(Data shown)
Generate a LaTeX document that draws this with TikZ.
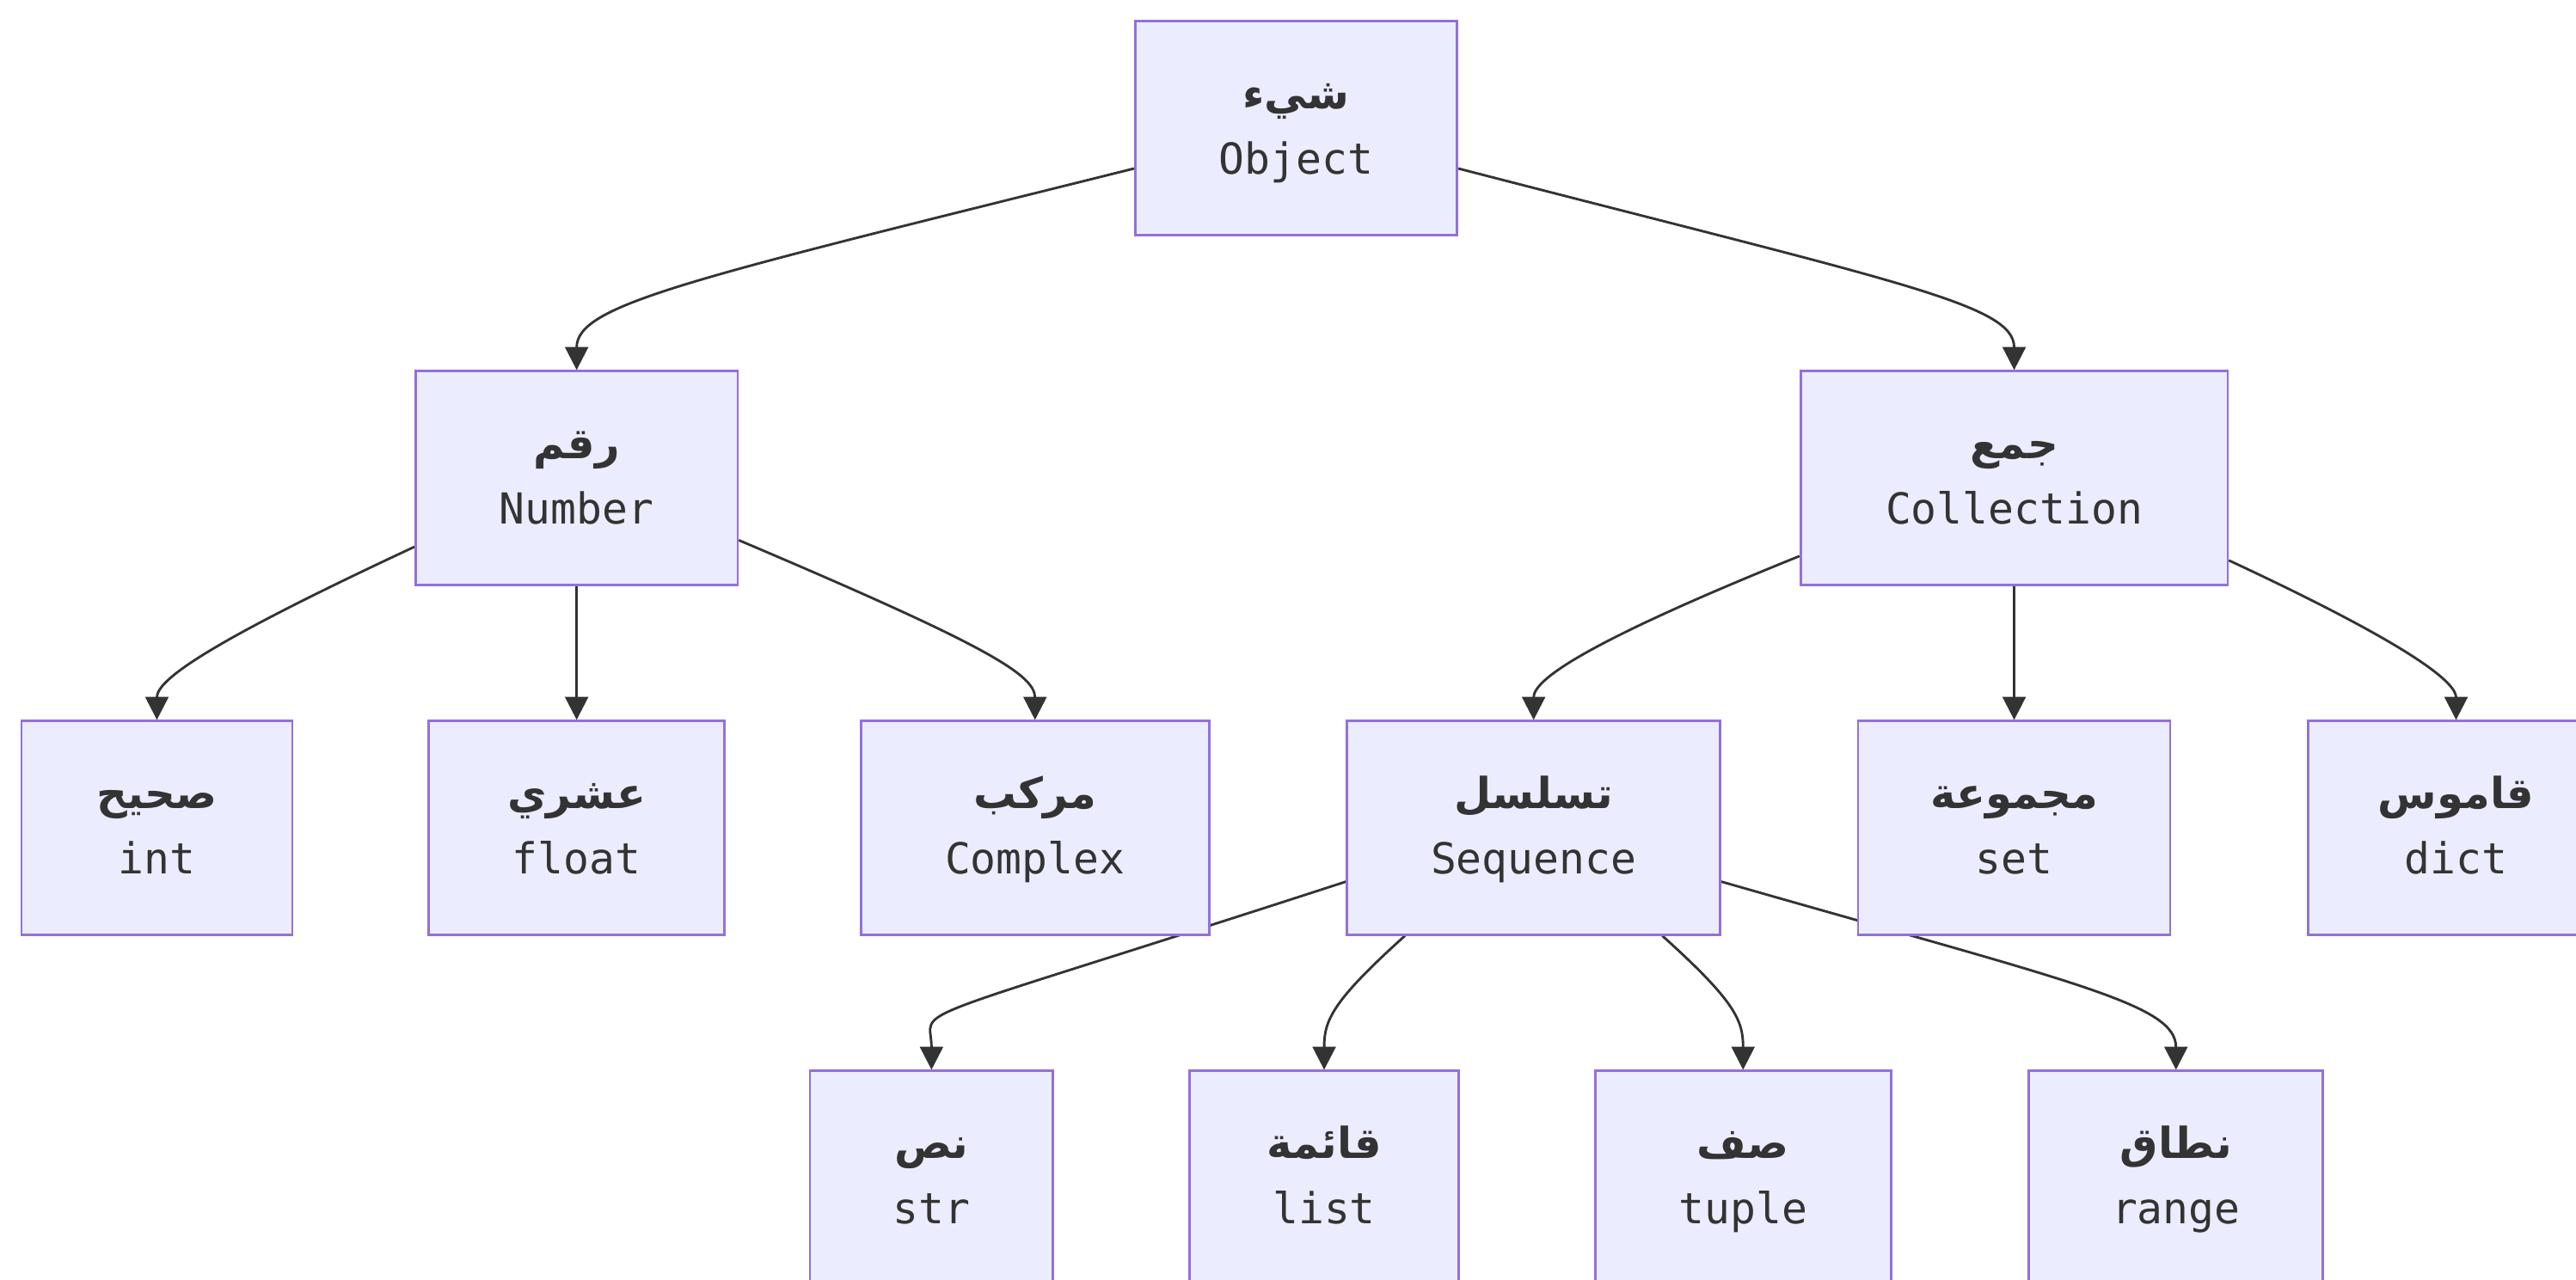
\documentclass[tikz,border=0pt]{standalone}
\usepackage{fontspec}
\setmonofont{DejaVu Sans Mono}
\newfontfamily\arabicfont[Script=Arabic]{DejaVu Sans}
\TeXXeTstate=1
\newcommand{\arlabel}[1]{{\arabicfont\bfseries\strut\beginR #1\endR}}
\newcommand{\pylabel}[1]{\strut\texttt{#1}}
\usepackage{tikz}
\usetikzlibrary{arrows.meta}
\usetikzlibrary{backgrounds}
\definecolor{boxfill}{HTML}{ECECFF}
\definecolor{boxline}{HTML}{9370DB}
\definecolor{inkline}{HTML}{333333}
\tikzset{%
  type box/.style={
    rectangle,
    draw=boxline,
    fill=boxfill,
    line width=0.7pt,
    text=inkline,
    align=center,
    inner sep=0pt,
    minimum height=65pt,
    font=\fontsize{13}{20}\selectfont
  },
  type link/.style={
    draw=inkline,
    line width=0.75pt,
    -{Triangle[length=7pt,width=7pt]}
  },
}

\begin{document}
\begin{tikzpicture}[x=0.5pt,y=-0.5pt]
  \useasboundingbox (0,0) rectangle (1568,779);
  \node (obj) at (789,78) [type box,minimum width=98pt]
  {\arlabel{شيء}\\\pylabel{Object}};
  \node (num) at (351,291) [type box,minimum width=98pt]
  {\arlabel{رقم}\\\pylabel{Number}};
  \node (col) at (1226,291) [type box,minimum width=130pt]
  {\arlabel{جمع}\\\pylabel{Collection}};
  \node (int) at (95.5,504) [type box,minimum width=82.5pt]
  {\arlabel{صحيح}\\\pylabel{int}};
  \node (flt) at (351,504) [type box,minimum width=90pt]
  {\arlabel{عشري}\\\pylabel{float}};
  \node (cpx) at (630,504) [type box,minimum width=106pt]
  {\arlabel{مركب}\\\pylabel{Complex}};
  \node (seq) at (933.5,504) [type box,minimum width=113.5pt]
  {\arlabel{تسلسل}\\\pylabel{Sequence}};
  \node (set) at (1226,504) [type box,minimum width=95pt]
  {\arlabel{مجموعة}\\\pylabel{set}};
  \node (dct) at (1495,504) [type box,minimum width=90pt]
  {\arlabel{قاموس}\\\pylabel{dict}};
  \node (str) at (567,717) [type box,minimum width=74pt]
  {\arlabel{نص}\\\pylabel{str}};
  \node (lst) at (806,717) [type box,minimum width=82pt]
  {\arlabel{قائمة}\\\pylabel{list}};
  \node (tup) at (1061,717) [type box,minimum width=90pt]
  {\arlabel{صف}\\\pylabel{tuple}};
  \node (rng) at (1324.5,717) [type box,minimum width=89.5pt]
  {\arlabel{نطاق}\\\pylabel{range}};

  \begin{pgfonlayer}{background}
  \draw [type link] (obj.194) .. controls +(194:140pt) and +(0,20pt) .. (num.north);
  \draw [type link] (obj.346) .. controls +(345.5:140pt) and +(0,20pt) .. (col.north);
  \draw [type link] (num.203) .. controls +(205:71pt) and +(0,12pt) .. (int.north);
  \draw [type link] (num) -- (flt);
  \draw [type link] (num.339) .. controls +(337:80pt) and +(0,14pt) .. (cpx.north);
  \draw [type link] (col.200) .. controls +(202:72pt) and +(0,12pt) .. (seq.north);
  \draw [type link] (col) -- (set);
  \draw [type link] (col.339) .. controls +(335:64pt) and +(0,11pt) .. (dct.north);
  \draw [type link] (seq.196) .. controls +(198:148pt) and +(0,20pt) .. (str.north);
  \draw [type link] (seq.220) .. controls +(222:30pt) and +(0,15pt) .. (lst.north);
  \draw [type link] (seq.320) .. controls +(318:30pt) and +(0,15pt) .. (tup.north);
  \draw [type link] (seq.344) .. controls +(344:113pt) and +(0,20pt) .. (rng.north);
  \end{pgfonlayer}
\end{tikzpicture}
\end{document}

(What is expected) Reproduce each line exactly, please, except for any pictures.

(Answer to this task)
Generate a LaTeX document that draws this with TikZ.
\documentclass[tikz,border=0pt]{standalone}
\usepackage{fontspec}
\setmonofont{DejaVu Sans Mono}
\newfontfamily\arabicfont[Script=Arabic]{DejaVu Sans}
\TeXXeTstate=1
\newcommand{\arlabel}[1]{{\arabicfont\bfseries\strut\beginR #1\endR}}
\newcommand{\pylabel}[1]{\strut\texttt{#1}}
\usepackage{tikz}
\usetikzlibrary{arrows.meta}
\usetikzlibrary{backgrounds}
\definecolor{boxfill}{HTML}{ECECFF}
\definecolor{boxline}{HTML}{9370DB}
\definecolor{inkline}{HTML}{333333}
\tikzset{%
  type box/.style={
    rectangle,
    draw=boxline,
    fill=boxfill,
    line width=0.7pt,
    text=inkline,
    align=center,
    inner sep=0pt,
    minimum height=65pt,
    font=\fontsize{13}{20}\selectfont
  },
  type link/.style={
    draw=inkline,
    line width=0.75pt,
    -{Triangle[length=7pt,width=7pt]}
  },
}

\begin{document}
\begin{tikzpicture}[x=0.5pt,y=-0.5pt]
  \useasboundingbox (0,0) rectangle (1568,779);
  \node (obj) at (789,78) [type box,minimum width=98pt]
  {\arlabel{شيء}\\\pylabel{Object}};
  \node (num) at (351,291) [type box,minimum width=98pt]
  {\arlabel{رقم}\\\pylabel{Number}};
  \node (col) at (1226,291) [type box,minimum width=130pt]
  {\arlabel{جمع}\\\pylabel{Collection}};
  \node (int) at (95.5,504) [type box,minimum width=82.5pt]
  {\arlabel{صحيح}\\\pylabel{int}};
  \node (flt) at (351,504) [type box,minimum width=90pt]
  {\arlabel{عشري}\\\pylabel{float}};
  \node (cpx) at (630,504) [type box,minimum width=106pt]
  {\arlabel{مركب}\\\pylabel{Complex}};
  \node (seq) at (933.5,504) [type box,minimum width=113.5pt]
  {\arlabel{تسلسل}\\\pylabel{Sequence}};
  \node (set) at (1226,504) [type box,minimum width=95pt]
  {\arlabel{مجموعة}\\\pylabel{set}};
  \node (dct) at (1495,504) [type box,minimum width=90pt]
  {\arlabel{قاموس}\\\pylabel{dict}};
  \node (str) at (567,717) [type box,minimum width=74pt]
  {\arlabel{نص}\\\pylabel{str}};
  \node (lst) at (806,717) [type box,minimum width=82pt]
  {\arlabel{قائمة}\\\pylabel{list}};
  \node (tup) at (1061,717) [type box,minimum width=90pt]
  {\arlabel{صف}\\\pylabel{tuple}};
  \node (rng) at (1324.5,717) [type box,minimum width=89.5pt]
  {\arlabel{نطاق}\\\pylabel{range}};

  \begin{pgfonlayer}{background}
  \draw [type link] (obj.194) .. controls +(194:140pt) and +(0,20pt) .. (num.north);
  \draw [type link] (obj.346) .. controls +(345.5:140pt) and +(0,20pt) .. (col.north);
  \draw [type link] (num.203) .. controls +(205:71pt) and +(0,12pt) .. (int.north);
  \draw [type link] (num) -- (flt);
  \draw [type link] (num.339) .. controls +(337:80pt) and +(0,14pt) .. (cpx.north);
  \draw [type link] (col.200) .. controls +(202:72pt) and +(0,12pt) .. (seq.north);
  \draw [type link] (col) -- (set);
  \draw [type link] (col.339) .. controls +(335:64pt) and +(0,11pt) .. (dct.north);
  \draw [type link] (seq.196) .. controls +(198:148pt) and +(0,20pt) .. (str.north);
  \draw [type link] (seq.220) .. controls +(222:30pt) and +(0,15pt) .. (lst.north);
  \draw [type link] (seq.320) .. controls +(318:30pt) and +(0,15pt) .. (tup.north);
  \draw [type link] (seq.344) .. controls +(344:113pt) and +(0,20pt) .. (rng.north);
  \end{pgfonlayer}
\end{tikzpicture}
\end{document}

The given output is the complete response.